Seeing that my brother was indeed treated very well by the Mallus, I decided to leave him in Kerala and move on with my life. His in-laws took him around temple to temple doing ‘Thulabharam’. Practice of giving offerings that equal your weight.
My brother being a staggering 110 kgs, had forced the in-laws to rethink their strategy. They put him on a diet and went from offering sugar in one temple to bananas in the next to cow dung in the end.
Pi and I went to Madras to my in-law’s place. I was looking forward to Madras- sleeping, meeting my friends, sleeping, shopping, sleeping, getting pampered my mom-in-law and getting a nice breather from my parents and of course sleeping.
My parents surely believed in-‘Spare the bahu and torture the child’
Let me explain. I just reached Madras and I got a call from daddykins, ‘Come to Bangalore ASAP.’ Fearing the worst, I was ready to cry. My dad continues, ‘Bride and groom are arriving and you have to be here to take their Arthi.’
What the heck?! What do they do in households without a sister? What about the million aunties in Bangalore? Do you even know I will have to come back to Madras tomorrow for my visa appointment?
Hmpf! I took the next flight to Bangalore all the time thinking if this flight met with an accident, my dad will repent. It was the costliest Arthi ever and my brother gave a measly 100 rupees for this. He doesn’t get a penny from my will. Also I was thinking of suing him for the post wedding trauma (not to be confused with the mental troubles that I already had before going to his wedding).
Some background about the festivities in Bangalore and how I got tortured so far- I passed up on a weekend of fun in London with Pi and friends to be home early helping out with wedding preparations.
When I landed in Bangalore in the wee hours of the day, my mom had decided to have a ‘Sumangali Puja’ in preparation for the wedding. It’s a puja where we commemorate the women who conked off before their husbands. That’s kinda auspicious in our culture. (Pi is so encouraging that he wants to see me in that honorable list soon)
So in this Sumagali Puja, a bunch of women whose hubbies are still alive are made to do certain things… like not have breakfast till the puja is done. I was dying! Jetlagged and hungry, I wasn’t the happiest Sumangali around. To think some moms pamper their home-bound kids with yummy food when they arrive! bah! I must have snuck into my room and had a dozen of those yucky Sugar-free chocolates I bought for my dad.
The house was swarming with people, mostly related to me in some way only the holy family-tree knows. The lunch was really late to arrive. “Saar, Banerghatta traffic saar,’ was the excuse from the catering service. Some of my relatives had already fainted and were wondering how I managed to survive. I smiled a sugar-free smile.

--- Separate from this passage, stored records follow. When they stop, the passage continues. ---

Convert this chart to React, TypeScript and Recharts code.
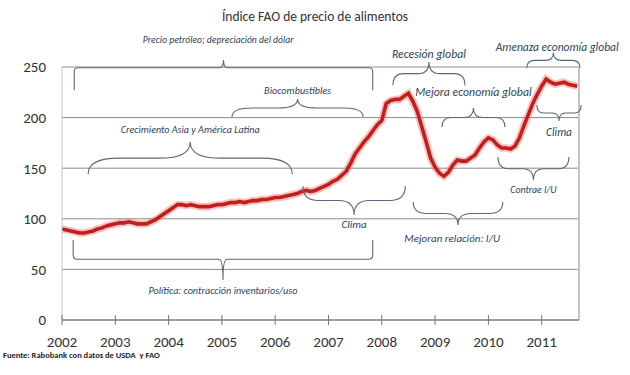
import React from "react";
import { LineChart, Line, XAxis, YAxis, CartesianGrid, ReferenceLine } from "recharts";

// valores mensuales (ene..dic)
const years = [2002, 2003, 2004, 2005, 2006, 2007, 2008, 2009, 2010, 2011];
const v2002 = [90, 89, 88, 87, 86, 86, 87, 88, 90, 91, 93, 94];
const v2003 = [95, 96, 96, 97, 96, 95, 95, 95, 97, 99, 102, 105];
const v2004 = [108, 111, 114, 114, 113, 114, 113, 112, 112, 112, 113, 114];
const v2005 = [114, 115, 116, 116, 117, 116, 117, 118, 118, 119, 119, 120];
const v2006 = [121, 121, 122, 123, 124, 125, 127, 128, 127, 128, 130, 132];
const v2007 = [134, 137, 139, 143, 147, 155, 164, 170, 176, 181, 187, 193];
const v2008 = [197, 214, 217, 218, 218, 221, 224, 216, 206, 191, 176, 160];
const v2009 = [151, 145, 142, 146, 153, 158, 157, 157, 160, 163, 170, 176];
const v2010 = [180, 178, 173, 170, 170, 169, 172, 180, 192, 203, 214, 223];
const v2011 = [231, 238, 235, 233, 234, 235, 233, 232, 231];
const series = [v2002, v2003, v2004, v2005, v2006, v2007, v2008, v2009, v2010, v2011];

const xTicks = [2002, 2003, 2004, 2005, 2006, 2007, 2008, 2009, 2010, 2011];
const yTicks = [0, 50, 100, 150, 200, 250];
const xMax = 2011.7;

type Note = {
  text: string;
  kind: "curly" | "square";
  x1: number;
  x2: number;
  yEnd: number;
  yTip: number;
  yBar?: number;
  yText: number;
  xText?: number;
  size: number;
};

const notes: Note[] = [
  { text: "Precio petróleo; depreciación del dólar", kind: "square", x1: 2002.23, x2: 2007.83, yEnd: 227, yBar: 249.3, yTip: 257, yText: 277, xText: 2004.93, size: 9.7 },
  { text: "Política: contracción inventarios/uso", kind: "square", x1: 2002.21, x2: 2007.83, yEnd: 79, yBar: 60, yTip: 39.5, yText: 29.6, size: 10.2 },
  { text: "Biocombustibles", kind: "curly", x1: 2005.19, x2: 2007.65, yEnd: 200.6, yTip: 218.4, yText: 227, size: 10.2 },
  { text: "Crecimiento Asia y América Latina", kind: "curly", x1: 2002.49, x2: 2006.32, yEnd: 144, yTip: 176, yText: 188, size: 10.1 },
  { text: "Clima", kind: "curly", x1: 2006.52, x2: 2008.44, yEnd: 132.4, yTip: 103.8, yText: 94, size: 11 },
  { text: "Recesión global", kind: "curly", x1: 2008.21, x2: 2009.56, yEnd: 232, yTip: 255, yText: 263, size: 11.8 },
  { text: "Mejora economía global", kind: "curly", x1: 2009.13, x2: 2010.31, yEnd: 190.7, yTip: 209.5, yText: 225, size: 11.8 },
  { text: "Mejoran relación: I/U", kind: "curly", x1: 2008.59, x2: 2010.27, yEnd: 116.6, yTip: 93.9, yText: 81, xText: 2009.32, size: 11 },
  { text: "Amenaza economía global", kind: "curly", x1: 2010.72, x2: 2011.72, yEnd: 249, yTip: 264, yText: 270, xText: 2011.29, size: 11.5 },
  { text: "Clima", kind: "curly", x1: 2010.91, x2: 2011.74, yEnd: 212.5, yTip: 196.6, yText: 186, size: 11.3 },
  { text: "Contrae I/U", kind: "curly", x1: 2010.18, x2: 2011.51, yEnd: 161, yTip: 138, yText: 128.5, size: 9.8 },
];

const data = series.flatMap((vals, i) =>
  vals.map((v, m) => ({ t: years[i] + m / 12, v }))
);

const FONT = "Carlito, Lato, 'Open Sans', sans-serif";
const NOTE_COLOR = "#2f3f5a";
const BRACE_COLOR = "#5a687d";

const makeShape = (n: Note) => (p: any) => {
  const { x1, y1, x2, y2 } = p;
  // escala derivada del propio segmento
  const ky = (y2 - y1) / (n.yTip - n.yEnd);
  const kx = (x2 - x1) / (n.x2 - n.x1);
  const py = (v: number) => y1 + (v - n.yEnd) * ky;
  const px = (t: number) => x1 + (t - n.x1) * kx;
  const xm = (x1 + x2) / 2;
  const yE = y1;
  const yT = y2;
  let d = "";
  if (n.kind === "square") {
    const yB = py(n.yBar as number);
    const s = yE > yB ? 1 : -1;
    const r = 4;
    d = `M${x1},${yE} L${x1},${yB + s * r} Q${x1},${yB} ${x1 + r},${yB} L${xm - r},${yB} Q${xm},${yB} ${xm},${yT} Q${xm},${yB} ${xm + r},${yB} L${x2 - r},${yB} Q${x2},${yB} ${x2},${yB + s * r} L${x2},${yE}`;
  } else {
    const yB = (yE + yT) / 2;
    const h = (x2 - x1) / 2;
    const r1 = h * 0.3;
    const r2 = h * 0.3;
    d = `M${x1},${yE} Q${x1},${yB} ${x1 + r1},${yB} L${xm - r2},${yB} Q${xm},${yB} ${xm},${yT} Q${xm},${yB} ${xm + r2},${yB} L${x2 - r1},${yB} Q${x2},${yB} ${x2},${yE}`;
  }
  const tx = px(n.xText ?? (n.x1 + n.x2) / 2);
  const ty = py(n.yText);
  return (
    <g>
      <path d={d} fill="none" stroke={BRACE_COLOR} strokeWidth={1.1} />
      <text
        x={tx}
        y={ty}
        textAnchor="middle"
        dominantBaseline="central"
        fontStyle="italic"
        fontSize={n.size}
        fontFamily={FONT}
        fill={NOTE_COLOR}
      >
        {n.text}
      </text>
    </g>
  );
};

const XTick = (props: any) => {
  const { x, y, payload } = props;
  return (
    <g>
      <line x1={x} x2={x} y1={y - 5} y2={y + 5} stroke="#777" strokeWidth={1} />
      <text x={x} y={y + 27} textAnchor="middle" fontSize={15} fontFamily={FONT} fill="#333">
        {payload.value}
      </text>
    </g>
  );
};

export default function App() {
  return (
    <div style={{ position: "absolute", left: 0, top: 0, width: 630, height: 375, background: "#fff", fontFamily: FONT }}>
      <div style={{ position: "absolute", left: 0, top: 8, width: 630, textAlign: "center", fontSize: 13.5, lineHeight: "18px", color: "#333" }}>
        Índice FAO de precio de alimentos
      </div>
      <LineChart width={630} height={375} data={data} margin={{ top: 67, right: 51, left: 0, bottom: 0 }}>
        <CartesianGrid vertical={false} stroke="#8c8c8c" strokeWidth={1} />
        <XAxis
          dataKey="t"
          type="number"
          domain={[2002, xMax]}
          ticks={xTicks}
          tick={<XTick />}
          tickLine={false}
          tickSize={0}
          tickMargin={0}
          height={55}
          axisLine={{ stroke: "#777" }}
          allowDataOverflow
        />
        <YAxis
          domain={[0, 250]}
          ticks={yTicks}
          width={62}
          tickLine={false}
          tickSize={0}
          tickMargin={16}
          axisLine={{ stroke: "#c4c4c4" }}
          tick={{ fontSize: 15, fill: "#333", fontFamily: FONT }}
        />
        <ReferenceLine x={xMax} stroke="#c4c4c4" strokeWidth={2} ifOverflow="visible" />
        <Line type="linear" dataKey="v" stroke="#ef7a72" strokeOpacity={0.45} strokeWidth={7.5} dot={false} isAnimationActive={false} />
        <Line type="linear" dataKey="v" stroke="#c21e1e" strokeWidth={3.6} dot={false} isAnimationActive={false} />
        {notes.map((n, i) => (
          <ReferenceLine
            key={i}
            segment={[{ x: n.x1, y: n.yEnd }, { x: n.x2, y: n.yTip }]}
            ifOverflow="visible"
            shape={makeShape(n)}
          />
        ))}
      </LineChart>
      <div style={{ position: "absolute", left: 3, top: 350, fontSize: 8.5, fontWeight: "bold", color: "#222", fontFamily: FONT }}>
        Fuente: Rabobank con datos de USDA&nbsp; y FAO
      </div>
    </div>
  );
}
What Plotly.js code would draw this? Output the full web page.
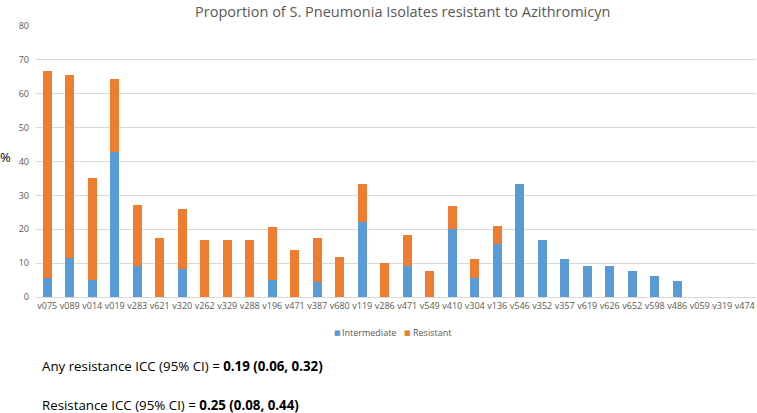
<!DOCTYPE html>
<html>
<head>
<meta charset="utf-8">
<script src="https://cdn.plot.ly/plotly-3.0.1.min.js"></script>
<style>html,body{margin:0;padding:0;background:#fff;}#chart{width:757px;height:413px;}</style>
</head>
<body>
<div id="chart"></div>
<script>
const serotypes = ["v075","v089","v014","v019","v283","v621","v320","v262","v329","v288","v196","v471","v387","v680","v119","v286","v471","v549","v410","v304","v136","v546","v352","v357","v619","v626","v652","v598","v486","v059","v319","v474"];
const intermediate = [5.6,11.5,5.0,42.9,9.1,0,8.3,0,0,0,5.0,0,4.3,0,22.2,0,9.1,0,20.0,5.6,15.6,33.3,16.7,11.1,9.1,9.1,7.7,6.1,4.6,0,0,0];
const resistant = [61.1,53.9,30.0,21.4,18.1,17.4,17.6,16.7,16.7,16.7,15.8,14.0,13.1,11.7,11.1,10.0,9.1,7.7,6.8,5.5,5.5,0,0,0,0,0,0,0,0,0,0,0];
const seriesNames = ["Intermediate","Resistant"];
const seriesColors = ["#5B9BD5","#ED7D31"];
const idx = serotypes.map((_, i) => i);

const traces = [
  {type:'bar', name:seriesNames[0], x: idx, y: intermediate, marker:{color:seriesColors[0]}},
  {type:'bar', name:seriesNames[1], x: idx, y: resistant, marker:{color:seriesColors[1]}}
];
const FF = 'Open Sans, sans-serif';
const tickFont = {family:FF, size:9, color:'#595959'};
const legY = -0.132;
const layout = {
  width:757, height:413,
  margin:{l:36, r:1, t:26, b:116},
  barmode:'stack', bargap:0.59,
  paper_bgcolor:'#fff', plot_bgcolor:'#fff',
  title:{text:'Proportion of S. Pneumonia Isolates resistant to Azithromicyn', x:0.532, xanchor:'center', y:0.972, yanchor:'middle', font:{family:FF, size:14.5, color:'#595959'}},
  xaxis:{type:'linear', range:[-0.5,31.5], tickvals: idx, ticktext: serotypes, showgrid:false, zeroline:false, showline:true, linecolor:'#D9D9D9', linewidth:1, ticks:'', tickfont:tickFont, tickangle:0, fixedrange:true},
  yaxis:{range:[0,80], dtick:10, showgrid:true, gridcolor:'#D9D9D9', gridwidth:1, zeroline:false, showline:false, ticks:'', tickfont:tickFont, ticklabelstandoff:6},
  showlegend:false,
  annotations:[
    {xref:'paper', yref:'paper', x:-0.043, y:0.517, xanchor:'center', yanchor:'middle', showarrow:false, text:'%', font:{family:FF, size:13, color:'#000'}},
    {xref:'paper', yref:'paper', x:0.4187, y:legY, xanchor:'center', yanchor:'middle', showarrow:false, text:'■', font:{family:'DejaVu Sans', size:7, color:seriesColors[0]}},
    {xref:'paper', yref:'paper', x:0.4236, y:legY, xanchor:'left', yanchor:'middle', showarrow:false, text:seriesNames[0], font:{family:FF, size:9, color:'#595959'}, borderpad:0},
    {xref:'paper', yref:'paper', x:0.516, y:legY, xanchor:'center', yanchor:'middle', showarrow:false, text:'■', font:{family:'DejaVu Sans', size:7, color:seriesColors[1]}},
    {xref:'paper', yref:'paper', x:0.5222, y:legY, xanchor:'left', yanchor:'middle', showarrow:false, text:seriesNames[1], font:{family:FF, size:9, color:'#595959'}, borderpad:0},
    {xref:'paper', yref:'paper', x:0.006, y:-0.255, xanchor:'left', yanchor:'middle', showarrow:false, text:'Any resistance ICC (95% CI) = <b>0.19 (0.06, 0.32)</b>', font:{family:FF, size:13.3, color:'#000'}},
    {xref:'paper', yref:'paper', x:0.006, y:-0.40, xanchor:'left', yanchor:'middle', showarrow:false, text:'Resistance ICC (95% CI) = <b>0.25 (0.08, 0.44)</b>', font:{family:FF, size:13.3, color:'#000'}}
  ]
};
Plotly.newPlot('chart', traces, layout, {displayModeBar:false, staticPlot:true});
</script>
</body>
</html>
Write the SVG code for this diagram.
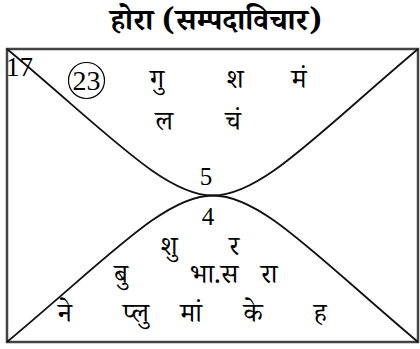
<svg xmlns="http://www.w3.org/2000/svg" width="420" height="349" viewBox="0 0 420 349">
<style>
.t{font-family:"Noto Serif Devanagari","Noto Sans Devanagari","Lohit Devanagari","FreeSerif","Noto Sans",sans-serif;font-size:27px;fill:#000;text-anchor:middle}
.n{font-family:"Liberation Serif",serif;font-size:25px;fill:#000;text-anchor:middle}
.c{fill:none;stroke:#111;stroke-width:1.8}
</style>
<rect width="420" height="349" fill="#fff"/>
<text x="216" y="30" class="t" style="font-size:30px;font-weight:bold">होरा (सम्पदाविचार)</text>
<g id="frame"><rect x="7" y="49" width="411" height="293" fill="none" stroke="#444" stroke-width="2.5"/></g>
<g id="connectors">
<path class="c" d="M7,49 C110,135 165,195.5 213,195.5 C261,195.5 316,135 418,49"/>
<path class="c" d="M7,342 C110,256 165,195.5 213,195.5 C261,195.5 316,256 418,342"/>
</g>
<g id="house-top">
<text x="6" y="76" class="n" style="font-size:27px;text-anchor:start">17</text>
<circle cx="86.5" cy="80.5" r="18" fill="none" stroke="#000" stroke-width="1.2"/>
<text x="86.5" y="90" class="n" style="font-size:28px">23</text>
<text x="157" y="88" class="t">गु</text>
<text x="235" y="88" class="t">श</text>
<text x="299" y="88" class="t">मं</text>
<text x="164" y="130" class="t">ल</text>
<text x="233" y="130" class="t">चं</text>
<text x="206" y="185" class="n">5</text>
</g>
<g id="house-bottom">
<text x="208" y="225" class="n">4</text>
<text x="169" y="255" class="t">शु</text>
<text x="234" y="255" class="t">र</text>
<text x="121" y="283" class="t">बु</text>
<text x="214" y="283" class="t">भा.स</text>
<text x="269" y="283" class="t">रा</text>
<text x="65" y="322" class="t">ने</text>
<text x="136" y="322" class="t">प्लु</text>
<text x="191" y="322" class="t">मां</text>
<text x="253" y="322" class="t">के</text>
<text x="320" y="322" class="t">ह</text>
</g>
</svg>
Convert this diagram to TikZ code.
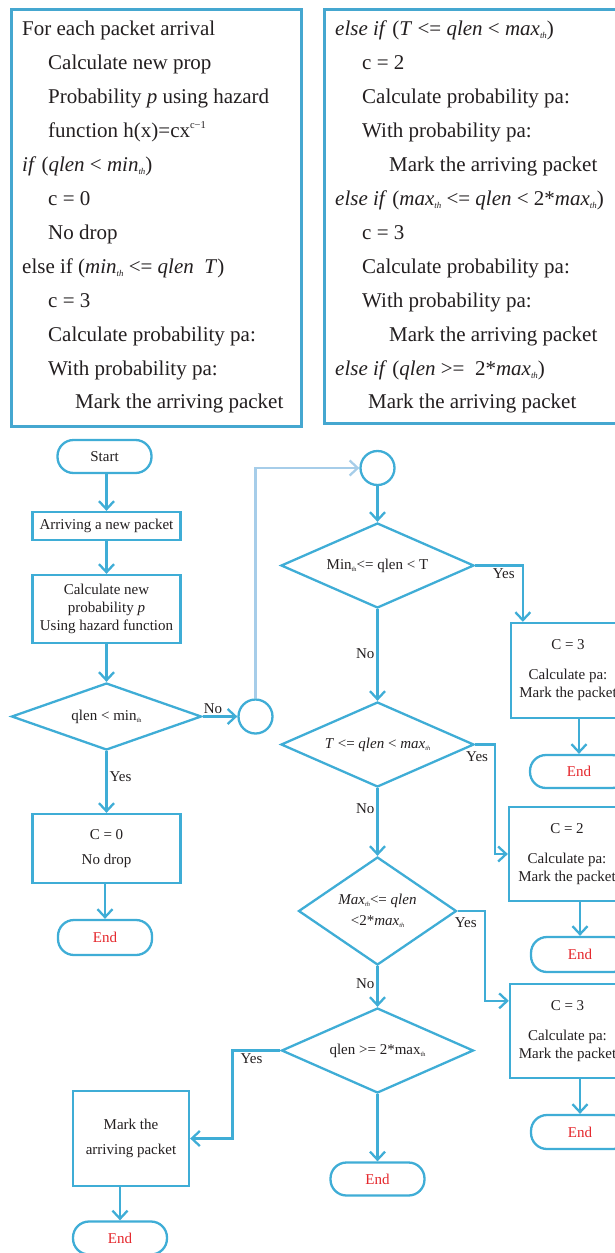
\documentclass[tikz,border=0pt]{standalone}
\usepackage{fontspec}
\setmainfont{Liberation Serif}
\usepackage{graphicx}
\usepackage{tikz}
\usetikzlibrary{arrows.meta,shapes.geometric}
\usepackage{xcolor}
\definecolor{Flow}{HTML}{3FADD6}
\definecolor{Frame}{HTML}{45A7D0}
\definecolor{Pale}{HTML}{A6CDE9}
\definecolor{Ink}{HTML}{231F20}
\definecolor{EndRed}{HTML}{E5262B}
\newcommand{\lowsub}[1]{\raisebox{-0.35ex}{\scalebox{0.42}{#1}}}
\newcommand{\highsup}[1]{\raisebox{0.9ex}{\scalebox{0.5}{#1}}}
\tikzset{
 codebox/.style={draw=Frame, line width=3.2pt, fill=white, anchor=north west, inner sep=0pt},
 codeline/.style={anchor=base west, inner sep=0pt, text=Ink, font=\fontsize{21}{24}\selectfont},
 box/.style={draw=Flow, line width=2.3pt, fill=white, align=center, inner sep=2pt, text=Ink, font=\fontsize{15}{18}\selectfont},
 term/.style={box, rounded corners=16pt, minimum width=94pt, minimum height=33pt},
 endterm/.style={term, text=EndRed},
 decision/.style={box, diamond, shape aspect=2.2, inner sep=0pt},
 joint/.style={circle, draw=Flow, line width=2.3pt, minimum size=34pt, inner sep=0pt},
 flow/.style={-{Straight Barb[length=8pt,width=15pt]}, line width=2.3pt, draw=Flow},
 faint/.style={flow, draw=Pale},
 lbl/.style={text=Ink, inner sep=2pt, font=\fontsize{15}{18}\selectfont}
}

\begin{document}
\begin{tikzpicture}[x=1pt,y=-1pt]
\useasboundingbox (0,0) rectangle (614,1253);
% pseudo code
\node[codebox, minimum width=290pt, minimum height=417pt] (leftcode) at (10,8) {};
\node[codebox, minimum width=294pt, minimum height=414pt] (rightcode) at (323,8) {};
\node[codeline] (la) at (22,35) {For each packet arrival};
\node[codeline] (lb) at (48,69) {Calculate new prop};
\node[codeline] (lc) at (48,103) {Probability \textit{p} using hazard};
\node[codeline] (ld) at (48,137) {function h(x)=cx\highsup{c−1}};
\node[codeline] (le) at (22,171) {\textit{if} (\textit{qlen} < \textit{min}\lowsub{\textit{th}})};
\node[codeline] (lf) at (48,205) {c = 0};
\node[codeline] (lg) at (48,239) {No drop};
\node[codeline] (lh) at (22,273) {else if (\textit{min}\lowsub{\textit{th}} <= \textit{qlen}\enspace\textit{T})};
\node[codeline] (li) at (48,307) {c = 3};
\node[codeline] (lj) at (48,341) {Calculate probability pa:};
\node[codeline] (lk) at (48,375) {With probability pa:};
\node[codeline] (ll) at (75,408) {Mark the arriving packet};
\node[codeline] (ra) at (335,35) {\textit{else if} (\textit{T} <= \textit{qlen} < \textit{max}\lowsub{\textit{th}})};
\node[codeline] (rb) at (362,69) {c = 2};
\node[codeline] (rc) at (362,103) {Calculate probability pa:};
\node[codeline] (rd) at (362,137) {With probability pa:};
\node[codeline] (re) at (389,171) {Mark the arriving packet};
\node[codeline] (rf) at (335,205) {\textit{else if} (\textit{max}\lowsub{\textit{th}} <= \textit{qlen} < 2*\textit{max}\lowsub{\textit{th}})};
\node[codeline] (rg) at (362,239) {c = 3};
\node[codeline] (rh) at (362,273) {Calculate probability pa:};
\node[codeline] (ri) at (362,307) {With probability pa:};
\node[codeline] (rj) at (389,341) {Mark the arriving packet};
\node[codeline] (rk) at (335,375) {\textit{else if} (\textit{qlen} >=\enspace 2*\textit{max}\lowsub{\textit{th}})};
\node[codeline] (rl) at (368,408) {Mark the arriving packet};
% left column
\node[term] (start) at (104.5,456.5) {Start};
\node[box, minimum width=148pt, minimum height=28pt] (arrive) at (106.5,526) {Arriving a new packet};
\node[box, minimum width=148pt, minimum height=68pt] (calcp) at (106.5,609) {Calculate new\\probability \textit{p}\\Using hazard function};
\node[decision, minimum width=190pt, minimum height=67pt] (dmin) at (106.5,716.5) {qlen < min\lowsub{th}};
\node[joint] (jumpa) at (255.5,716.5) {};
\node[box, minimum width=148pt, minimum height=69pt] (zero) at (106.5,848.5) {C = 0\\[7pt]No drop};
\node[endterm, minimum height=35pt] (endzero) at (105,937.5) {End};
% middle column
\node[joint] (jumpb) at (377.5,468) {};
\node[decision, minimum width=193pt, minimum height=85pt] (dlow) at (377.5,565.5) {Min\lowsub{th}<= qlen < T};
\node[decision, minimum width=193pt, minimum height=85pt] (dmid) at (377.5,744.5) {\textit{T} <= \textit{qlen} < \textit{max}\lowsub{\textit{th}}};
\node[decision, shape aspect=1.5, minimum width=158pt, minimum height=108pt] (dhigh) at (377.5,911) {\textit{Max}\lowsub{\textit{th}}<= \textit{qlen}\\[3pt]<2*\textit{max}\lowsub{\textit{th}}};
\node[decision, minimum width=192pt, minimum height=85pt] (dtop) at (377.5,1050.5) {qlen >= 2*max\lowsub{th}};
\node[endterm] (endtop) at (377.5,1179) {End};
\node[box, minimum width=116pt, minimum height=95pt] (mark) at (131,1138.5) {Mark the\\[7pt]arriving packet};
\node[endterm] (endmark) at (120,1238) {End};
% right column
\node[box, minimum width=114pt, minimum height=95pt] (cthree) at (568,670.5) {C = 3\\[12pt]Calculate pa:\\Mark the packet};
\node[endterm, minimum width=98pt] (endthree) at (579,771.5) {End};
\node[box, minimum width=116pt, minimum height=94pt] (ctwo) at (567,854) {C = 2\\[12pt]Calculate pa:\\Mark the packet};
\node[endterm, minimum width=98pt, minimum height=35pt] (endtwo) at (580,954.5) {End};
\node[box, minimum width=115pt, minimum height=94pt] (cthreeb) at (567.5,1031) {C = 3\\[12pt]Calculate pa:\\Mark the packet};
\node[endterm, minimum width=98pt, minimum height=34pt] (endthreeb) at (580,1132) {End};
% connectors
\draw[flow] (start.south -| arrive.north) -- (arrive);
\draw[flow] (arrive) -- (calcp);
\draw[flow] (calcp) -- (dmin);
\draw[flow] (dmin.east) -- node[lbl, pos=0.3, above] {No} (jumpa);
\draw[flow] (dmin.south) -- node[lbl, pos=0.42, right] {Yes} (zero);
\draw[flow] (zero.south -| endzero.north) -- (endzero);
\draw[faint] (jumpa.north) |- (jumpb.west);
\draw[flow] (jumpb) -- (dlow);
\draw[flow] (dlow.east) -| node[lbl, pos=0.3, below] {Yes} ([xshift=13pt]cthree.north west);
\draw[flow] (cthree.south -| endthree.north) -- (endthree.north);
\draw[flow] (dlow.south) -- node[lbl, pos=0.48, left] {No} (dmid.north);
\draw[flow] (dmid.east) -- node[lbl, pos=0.1, below, yshift=-4pt] {Yes} ++(20,0) |- (ctwo.west);
\draw[flow] (ctwo.south -| endtwo.north) -- (endtwo.north);
\draw[flow] (dmid.south) -- node[lbl, pos=0.31, left] {No} (dhigh.north);
\draw[flow] (dhigh.east) -- node[lbl, pos=0.3, below, yshift=-4pt] {Yes} ++(27,0) |- ([yshift=-18pt]cthreeb.north west);
\draw[flow] (cthreeb.south -| endthreeb.north) -- (endthreeb.north);
\draw[flow] (dhigh.south) -- node[lbl, pos=0.42, left] {No} (dtop.north);
\draw[flow] (dtop.south) -- (endtop.north);
\draw[flow] (dtop.west) -- node[lbl, pos=0.6, below] {Yes} ++(-48,0) |- (mark.east);
\draw[flow] (mark.south -| endmark.north) -- (endmark.north);
\end{tikzpicture}
\end{document}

Then they asked me to go sleep seeing my blood red eyes and droopy (but sugar-free) smile . It was 3 pm then. I walked into the obvious place to sleep, the bedroom…it was invaded by 10 random aunts discussing something animatedly. ‘Come dear, sleep here’ they said..shifting their butts a little so that I had a 2X3 area to squeeze in. I tried sleeping, but was bombarded with questions like, ‘When are you taking me to the US?’ ‘What did you get for me?’ I think it would have been ultra rude to let her know that I seriously didn’t recognize who she was.
I decided to try the other bedroom. By Jolly Jove, this place was far more noisy. All the kids were jumping around fighting and video games were being played without ‘mute’ and my other cousin was fast asleep oblivious to the sounds. Some talent, that! Even though she lives in Bangalore, she is in the same time zone as I am (at least till now). She works for a call center in Dell and whenever I get to see her, she is sleeping. At least she doesn't feel the need to screw her sleep patterns because of certain cousins who land up from far away lands. We can catch up on MSN when I get to the US.
Maybe I should try the terrace. I took the mat and a few pillows and marched upto the terrace. Found a shady location under the huge mango tree and tried to sleep. It was blissful till I realized(a few droppings later) that I was sleeping under the neighborhood crow’s bathroom.
It was 11 pm and I still hadn't found a place to lie down after having tried the storage room, bathroom, broom closet and verandah. I longed for my seat in the economy class of British Airways.
Next day at 5 am was the Nandi function when I was ready to trade my life for some sleep. THIS WASN'T EVEN MY WEDDING!!!!
‘Yaaaawwn…(might as well sleep now and compensate for my next India trip.)